Threatin: The fake band who created a tour without an audience

At its worst, internet culture can feel like a grift. A squabbling, squawking shower of careerist hacks desperately trying to “control the narrative” on whatever brush with reality they actually have because “the narrative” is all that matters nowadays. It doesn’t matter how much of a loser/boomer/criminal (delete as applicable) we look; we’ve always got “alternative facts” that show we were right and cool the whole time. Ignore the fact that nobody showed up to our headline tour.

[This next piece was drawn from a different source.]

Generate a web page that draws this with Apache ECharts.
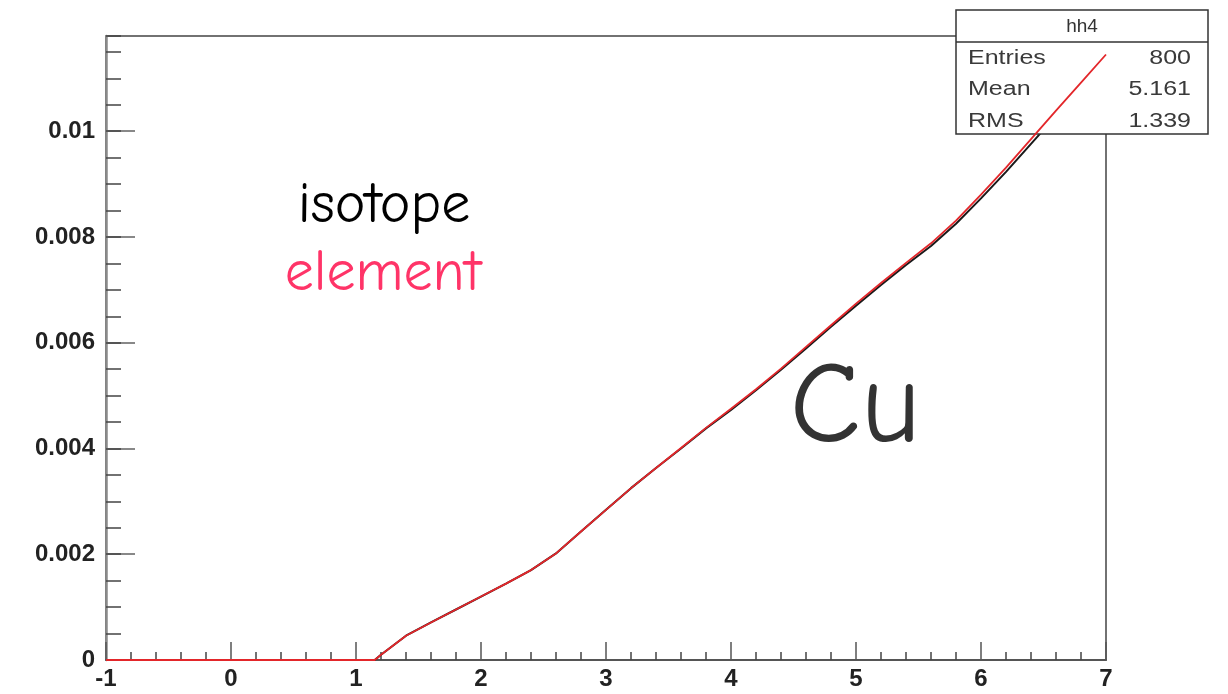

One almost can’t blame them. It can’t be a coincidence that the rise of the content creator/influencer has come with the fall of job security for an entire generation. Spending an entire career at the same job, let alone company, is an idea so outdated in can only truly be communicated via telegram, so in the absence of any real employer that folks can count on to take care of them, all we have is our branding.

All we have is the ability to look as if everything is going swimmingly and that any diversion from that is a carefully concocted artistic statement to that effect. One of the best examples of this came way back in the heady days of 2018, with arguably the most bizarre music news story of that year. It began, as many news stories did back then, with a Facebook post. Famed Camden metal venue The Underworld did as they basically always did: posted about the gig they’d hosted the night before.

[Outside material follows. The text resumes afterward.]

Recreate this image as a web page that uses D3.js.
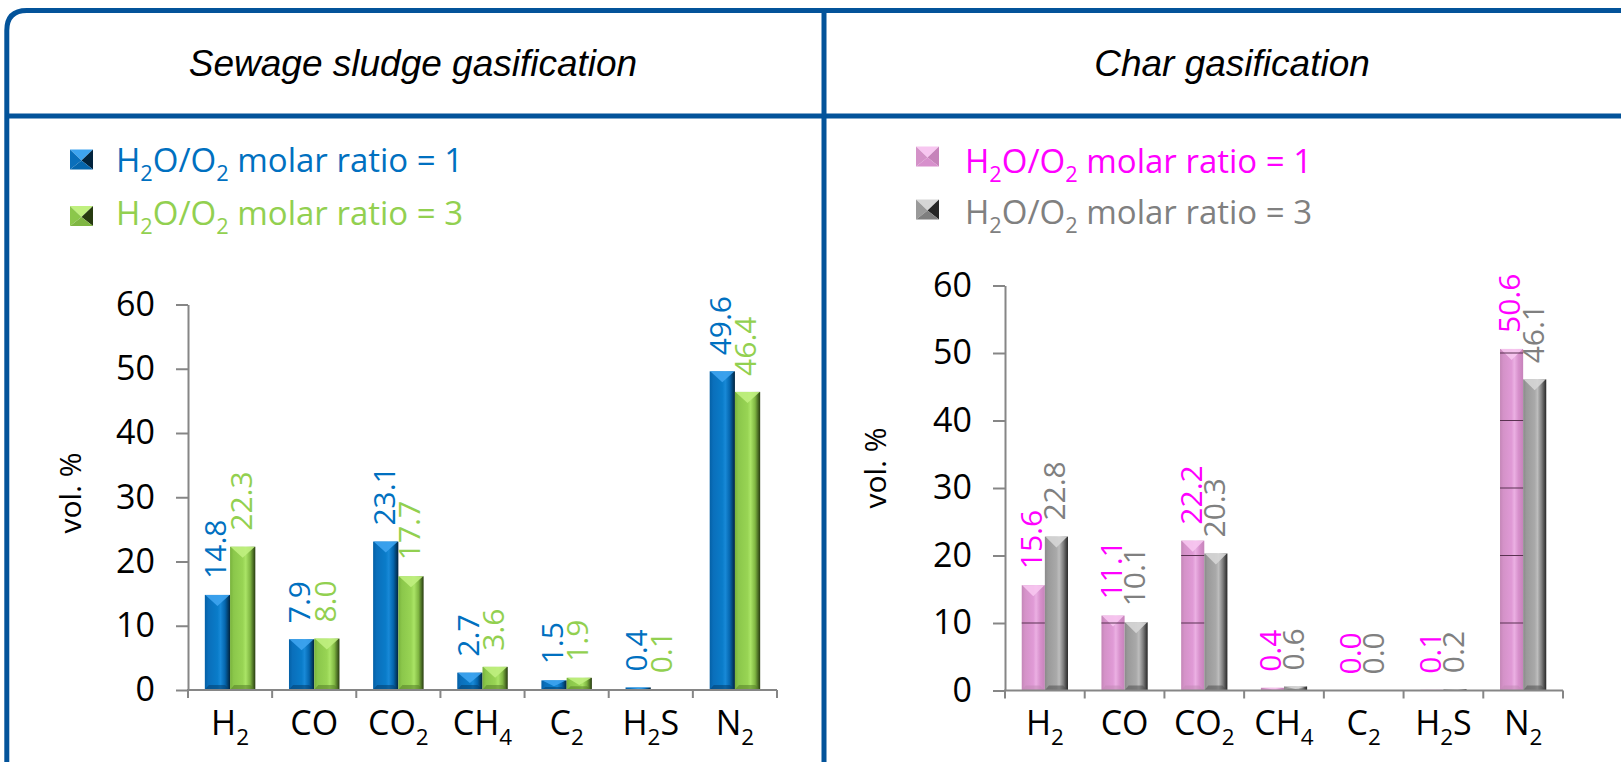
<!DOCTYPE html>
<html>
<head>
<meta charset="utf-8">
<script src="https://cdn.jsdelivr.net/npm/d3@7"></script>
<style>
  body { margin: 0; background: #fff; }
  svg { display: block; }
</style>
</head>
<body>
<svg id="chart" width="1621" height="762"></svg>
<script>
// ---- data ----
const categories = ["H_2", "CO", "CO_2", "CH_4", "C_2", "H_2S", "N_2"];
const sludgeRatio1 = [14.8, 7.9, 23.1, 2.7, 1.5, 0.4, 49.6];
const sludgeRatio3 = [22.3, 8.0, 17.7, 3.6, 1.9, 0.1, 46.4];
const charRatio1 = [15.6, 11.1, 22.2, 0.4, 0.0, 0.1, 50.6];
const charRatio3 = [22.8, 10.1, 20.3, 0.6, 0.0, 0.2, 46.1];
const yTicks = [0, 10, 20, 30, 40, 50, 60];
const seriesNames = ["H_2O/O_2 molar ratio = 1", "H_2O/O_2 molar ratio = 3"];
const panelTitles = ["Sewage sludge gasification", "Char gasification"];
const yTitle = "vol. %";

// ---- styles ----
const FRAME = "#03539a";
const AXIS = "#868686";
const SANS = "'Open Sans', Lato, sans-serif";

const palettes = {
  blue:  { stops: ["#0460a6", "#0a6fbb", "#0a7cc9", "#1889d7", "#0566ae", "#01233d"], top: "#3ea4f0", bottom: "#03406f", text: "#0070c0" },
  green: { stops: ["#78b23c", "#8bc74b", "#98d454", "#aae466", "#7fb642", "#273b10"], top: "#c0f07f", bottom: "#557f28", text: "#92d050" },
  pink:  { stops: ["#c486b7", "#d492c8", "#e09ad6", "#ebb0e3", "#d790cc", "#c683ba"], top: "#f7c6f0", bottom: "#c28ab6", text: "#ff00ff" },
  gray:  { stops: ["#8a8a8a", "#9a9a9a", "#a9a9a9", "#bdbdbd", "#7e7e7e", "#262626"], top: "#d6d6d6", bottom: "#505050", text: "#808080" }
};

const panels = [
  {
    title: panelTitles[0], titleX: 413,
    series: [sludgeRatio1, sludgeRatio3], pals: ["blue", "green"],
    x0: 188, x1: 777, yBase: 690, yTop: 304.5, padInner: 0.4,
    yTitleX: 70, yTitleY: 493,
    legend: { mx: 70, tx: 116, rows: [{ my: 159.5, ty: 172 }, { my: 216, ty: 225 }] },
    gridThrough: false
  },
  {
    title: panelTitles[1], titleX: 1232,
    series: [charRatio1, charRatio3], pals: ["pink", "gray"],
    x0: 1005, x1: 1563, yBase: 690.5, yTop: 285.5, padInner: 0.42,
    yTitleX: 875, yTitleY: 468,
    legend: { mx: 916, tx: 965, rows: [{ my: 156.5, ty: 172.5 }, { my: 209.5, ty: 224 }] },
    gridThrough: true
  }
];

const svg = d3.select("#chart");
const defs = svg.append("defs");

// horizontal shading for the bevelled bars
Object.entries(palettes).forEach(([key, p]) => {
  const g = defs.append("linearGradient").attr("id", "grad-" + key)
    .attr("x1", "0").attr("x2", "1").attr("y1", "0").attr("y2", "0");
  [0, 0.14, 0.5, 0.62, 0.8, 1].forEach((o, i) =>
    g.append("stop").attr("offset", o).attr("stop-color", p.stops[i]));
});

// text with "_x" marking a subscript character
function richText(sel, str, size) {
  const parts = [];
  let buf = "";
  for (let i = 0; i < str.length; i++) {
    if (str[i] === "_") {
      if (buf) parts.push({ t: buf, sub: false });
      buf = "";
      parts.push({ t: str[i + 1], sub: true });
      i++;
    } else buf += str[i];
  }
  if (buf) parts.push({ t: buf, sub: false });
  const shift = size * 0.28;
  let cur = 0;
  parts.forEach(p => {
    const target = p.sub ? shift : 0;
    sel.append("tspan")
      .attr("dy", target - cur)
      .style("font-size", (p.sub ? size * 0.66 : size) + "px")
      .text(p.t);
    cur = target;
  });
}

// bevelled bar: shaded body, light top facet, darker bottom facet
function bevelBar(g, x, y, w, h, key) {
  const p = palettes[key];
  g.append("rect").attr("x", x).attr("y", y).attr("width", w).attr("height", Math.max(h, 0))
    .attr("fill", `url(#grad-${key})`);
  if (h <= 0.5) return;
  const bt = Math.min(11, h * 0.6);
  const bb = Math.min(5, h * 0.3);
  g.append("polygon")
    .attr("points", [[x + 0.5, y], [x + w - 0.5, y], [x + w / 2, y + bt]].map(d => d.join(",")).join(" "))
    .attr("fill", p.top).attr("opacity", 0.9);
  g.append("polygon")
    .attr("points", [[x, y + h], [x + w, y + h], [x + w - 5, y + h - bb], [x + 4, y + h - bb]].map(d => d.join(",")).join(" "))
    .attr("fill", p.bottom).attr("opacity", 0.55);
}

// pyramid-shaped legend marker
function legendMarker(g, cx, cy, key) {
  const p = palettes[key];
  const w = 23, h = 20, x = cx - w / 2, y = cy - h / 2;
  const c = [cx, cy + 1];
  const tri = (pts, fill) => g.append("polygon").attr("points", pts.map(d => d.join(",")).join(" ")).attr("fill", fill);
  tri([[x, y], [x + w, y], c], p.top);
  tri([[x, y], c, [x, y + h]], p.stops[1]);
  tri([[x + w, y], [x + w, y + h], c], p.stops[5]);
  tri([[x, y + h], [x + w, y + h], c], p.stops[4]);
}

// ---- frame ----
const frame = svg.append("g").attr("fill", "none").attr("stroke", FRAME).attr("stroke-width", 5);
const r = 20, fl = 6.8, ft = 10.5;
frame.append("path").attr("d", `M${fl},780 L${fl},${ft + r} Q${fl},${ft} ${fl + r},${ft} L1650,${ft}`);
frame.append("line").attr("x1", fl).attr("x2", 1650).attr("y1", 116).attr("y2", 116);
frame.append("line").attr("x1", 824).attr("x2", 824).attr("y1", ft).attr("y2", 780);

// ---- panels ----
panels.forEach((pn, pi) => {
  const g = svg.append("g");

  g.append("text").attr("x", pn.titleX).attr("y", 76)
    .attr("text-anchor", "middle")
    .style("font-family", "'Liberation Sans', Arial, sans-serif")
    .style("font-style", "italic").style("font-size", "37px")
    .text(pn.title);

  // legend
  pn.legend.rows.forEach((row, si) => {
    legendMarker(g, pn.legend.mx + 11.5, row.my, pn.pals[si]);
    const t = g.append("text").attr("x", pn.legend.tx).attr("y", row.ty)
      .style("font-family", SANS).attr("fill", palettes[pn.pals[si]].text);
    richText(t, seriesNames[si], 33);
  });

  const y = d3.scaleLinear().domain([0, 60]).range([pn.yBase, pn.yTop]);
  const x = d3.scaleBand().domain(categories).range([pn.x0, pn.x1])
    .paddingInner(pn.padInner).paddingOuter(pn.padInner / 2);
  const xs = d3.scaleBand().domain([0, 1]).range([0, x.bandwidth()]);

  // bars
  const barsG = g.append("g");
  const clipId = "pinkclip-" + pi;
  const clip = defs.append("clipPath").attr("id", clipId);
  pn.series.forEach((vals, si) => {
    vals.forEach((v, ci) => {
      const bx = x(categories[ci]) + xs(si);
      const bw = xs.bandwidth();
      const by = y(v);
      bevelBar(barsG, bx, by, bw, pn.yBase - by, pn.pals[si]);
      if (si === 0) clip.append("rect").attr("x", bx).attr("y", by).attr("width", bw).attr("height", pn.yBase - by);
    });
  });

  // horizontal grid showing through the translucent first series
  if (pn.gridThrough) {
    g.append("g").attr("clip-path", `url(#${clipId})`)
      .selectAll("line").data(yTicks.filter(d => d > 0)).join("line")
      .attr("x1", pn.x0).attr("x2", pn.x1)
      .attr("y1", d => y(d)).attr("y2", d => y(d))
      .attr("stroke", "#5a3252").attr("stroke-width", 1.2);
  }

  // value labels
  pn.series.forEach((vals, si) => {
    g.append("g").selectAll("text").data(vals).join("text")
      .attr("transform", (v, ci) => {
        const cx = x(categories[ci]) + xs(si) + xs.bandwidth() / 2 - 2;
        return `translate(${cx},${y(v) - 16}) rotate(-90)`;
      })
      .attr("dy", "0.36em")
      .style("font-family", SANS).style("font-size", "30px")
      .attr("fill", palettes[pn.pals[si]].text)
      .text(v => d3.format(".1f")(v));
  });

  // y axis
  const yAxis = g.append("g").attr("transform", `translate(${pn.x0},0)`)
    .call(d3.axisLeft(y).tickValues(yTicks).tickSize(12).tickSizeOuter(0).tickPadding(21).tickFormat(d3.format("d")));
  yAxis.select(".domain").attr("stroke", AXIS).attr("stroke-width", 2);
  yAxis.selectAll(".tick line").attr("stroke", AXIS).attr("stroke-width", 2);
  yAxis.selectAll(".tick text").style("font-family", SANS).style("font-size", "34px").attr("fill", "#000");

  // x axis with ticks on category boundaries
  const xa = g.append("g").attr("stroke", AXIS).attr("stroke-width", 2);
  xa.append("line").attr("x1", pn.x0 - 1).attr("x2", pn.x1).attr("y1", pn.yBase).attr("y2", pn.yBase);
  d3.range(categories.length + 1).forEach(i => {
    const bx = pn.x0 + i * x.step();
    xa.append("line").attr("x1", bx).attr("x2", bx).attr("y1", pn.yBase).attr("y2", pn.yBase + 8);
  });
  categories.forEach(c => {
    const t = g.append("text").attr("x", x(c) + x.bandwidth() / 2).attr("y", 735)
      .attr("text-anchor", "middle").style("font-family", SANS).attr("fill", "#000");
    richText(t, c, 34);
  });

  g.append("text")
    .attr("transform", `translate(${pn.yTitleX},${pn.yTitleY}) rotate(-90)`)
    .attr("text-anchor", "middle").attr("dy", "0.36em")
    .style("font-family", SANS).style("font-size", "30px")
    .text(yTitle);
});
</script>
</body>
</html>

However, this was a very different type of post. No praise for the band, no videos of excitable fans or photos of Ibanez shredding guys in black. Instead, it was something different. Something quite venomous was posted directly to the headlining band’s Facebook page. “What happened to the 291 advanced ticket sales your agent said you’d sold? THREE PEOPLE turned up.” Turns out they weren’t alone. A few days later, the band “played” The Exchange in Bristol. After a promoter claimed to have sold 182 tickets, the actual turnout was… well, it was one of those numbers. And it wasn’t eight.

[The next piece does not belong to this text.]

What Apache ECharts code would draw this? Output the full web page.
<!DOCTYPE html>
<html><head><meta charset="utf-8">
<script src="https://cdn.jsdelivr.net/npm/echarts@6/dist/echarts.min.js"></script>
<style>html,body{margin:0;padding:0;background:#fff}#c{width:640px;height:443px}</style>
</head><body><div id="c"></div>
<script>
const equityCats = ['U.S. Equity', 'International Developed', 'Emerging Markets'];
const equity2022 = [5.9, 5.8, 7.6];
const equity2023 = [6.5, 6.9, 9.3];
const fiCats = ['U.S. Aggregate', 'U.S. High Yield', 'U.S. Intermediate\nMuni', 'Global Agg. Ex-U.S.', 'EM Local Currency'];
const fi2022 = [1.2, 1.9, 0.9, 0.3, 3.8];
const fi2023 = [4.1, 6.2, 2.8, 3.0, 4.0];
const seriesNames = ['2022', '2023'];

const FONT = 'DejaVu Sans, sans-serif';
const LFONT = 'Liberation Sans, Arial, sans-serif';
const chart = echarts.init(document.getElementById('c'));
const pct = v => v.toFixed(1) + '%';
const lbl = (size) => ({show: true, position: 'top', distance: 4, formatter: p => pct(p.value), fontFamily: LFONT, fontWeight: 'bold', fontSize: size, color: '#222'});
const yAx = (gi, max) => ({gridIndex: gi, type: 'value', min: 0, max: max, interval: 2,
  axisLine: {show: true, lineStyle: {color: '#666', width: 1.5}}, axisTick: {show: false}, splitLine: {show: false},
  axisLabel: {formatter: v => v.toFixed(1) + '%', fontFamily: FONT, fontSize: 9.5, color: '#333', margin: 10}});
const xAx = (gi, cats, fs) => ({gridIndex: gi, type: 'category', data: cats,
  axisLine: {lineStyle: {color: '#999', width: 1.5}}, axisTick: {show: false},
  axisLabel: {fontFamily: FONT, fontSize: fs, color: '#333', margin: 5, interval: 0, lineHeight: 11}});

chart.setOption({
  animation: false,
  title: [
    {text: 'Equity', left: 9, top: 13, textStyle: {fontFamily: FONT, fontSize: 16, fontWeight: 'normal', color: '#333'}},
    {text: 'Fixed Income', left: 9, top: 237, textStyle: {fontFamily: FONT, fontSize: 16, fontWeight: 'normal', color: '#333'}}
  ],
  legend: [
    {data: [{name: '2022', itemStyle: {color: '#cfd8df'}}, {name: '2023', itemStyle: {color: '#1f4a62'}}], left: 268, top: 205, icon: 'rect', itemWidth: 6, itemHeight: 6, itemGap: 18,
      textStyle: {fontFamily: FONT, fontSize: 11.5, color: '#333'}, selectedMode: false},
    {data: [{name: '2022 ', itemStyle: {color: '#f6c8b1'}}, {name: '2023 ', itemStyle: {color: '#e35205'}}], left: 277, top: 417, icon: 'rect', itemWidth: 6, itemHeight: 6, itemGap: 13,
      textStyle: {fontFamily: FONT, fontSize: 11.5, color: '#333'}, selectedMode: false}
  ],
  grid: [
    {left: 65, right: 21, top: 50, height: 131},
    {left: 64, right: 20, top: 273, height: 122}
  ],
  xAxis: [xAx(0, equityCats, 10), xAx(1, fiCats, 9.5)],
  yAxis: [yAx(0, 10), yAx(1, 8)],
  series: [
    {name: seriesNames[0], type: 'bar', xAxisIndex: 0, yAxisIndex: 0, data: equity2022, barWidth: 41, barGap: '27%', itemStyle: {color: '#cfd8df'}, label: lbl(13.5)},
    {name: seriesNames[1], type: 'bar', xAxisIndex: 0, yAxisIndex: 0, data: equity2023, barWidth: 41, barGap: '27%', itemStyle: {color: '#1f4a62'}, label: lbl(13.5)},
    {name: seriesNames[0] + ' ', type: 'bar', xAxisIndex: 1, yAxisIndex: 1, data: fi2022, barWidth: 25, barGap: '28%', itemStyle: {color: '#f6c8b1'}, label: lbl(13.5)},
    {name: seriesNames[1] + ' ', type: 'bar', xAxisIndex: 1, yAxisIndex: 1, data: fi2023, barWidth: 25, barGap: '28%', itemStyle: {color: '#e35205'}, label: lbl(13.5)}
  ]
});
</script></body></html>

What the hell was going on? The “band”, a vaguely metal solo project hilariously called Threatin, were scheduled for a ten-show European tour. It was soon becoming clear that the number of tickets sold for the said tour might actually be less than the number of dates on it, yet every date had paid the venue hire fee in full, so the show had to go on. That is, until about halfway through the tour when the hired backing band quit. Frontman Jered Eames tried to struggle on playing to a backing track, but the final shows of the tour were mercifully cancelled.

So, what on earth happened? Even if the hire fee was paid in full, these venues don’t hand out bookings to anyone with a couple of hundred quid to hand. Thus, people began to notice the online world Threatin had created for himself. A Facebook page with over 40,000 likes. YouTube videos with thousands of views and comments. A record label, promoter and PR company he was signed to. All created by Eames and his wife and propped up by a small army of online bots he’d bought.

Eames himself kept quiet on the whole thing, only one cryptic tweet acted as his statement on the matter “What is Fake News? I turned an empty room into an international headline. If you are reading this, you are part of the illusion.” Then, helpfully, Eames’ brother Scott posted the entire backstory for all to see. It turns out he’d always been this brutally lame, unholy crossbreed between Marilyn Manson and Alan Partridge, who hadn’t spoken to his family since 2012. This was his nauseating attempt to break into a music industry that had, deservedly, kept him at arm’s length.

Depressingly, that’s not the end of the story. There was a follow-up gig at The Underworld one year to the day after the initial catastrophe. It’s a gig so unbearably cringe that it must be intentional, except that’s so much worse than if it was a genuine, The Room-style attempt at profundity from a man blissfully unaware of his apocalyptic lack of talent. Hannah Mylrea covered it for NME, surely a music writer’s equivalent of dying for our sins, and (thank Christ) that does seem to be a series wrap on Jered “Threatin” Eames. A man who set out for Andy Kaufman-esque subversion and mystery but forgot one crucial part of the man on the moon’s scheme. Andy Kaufman was talented.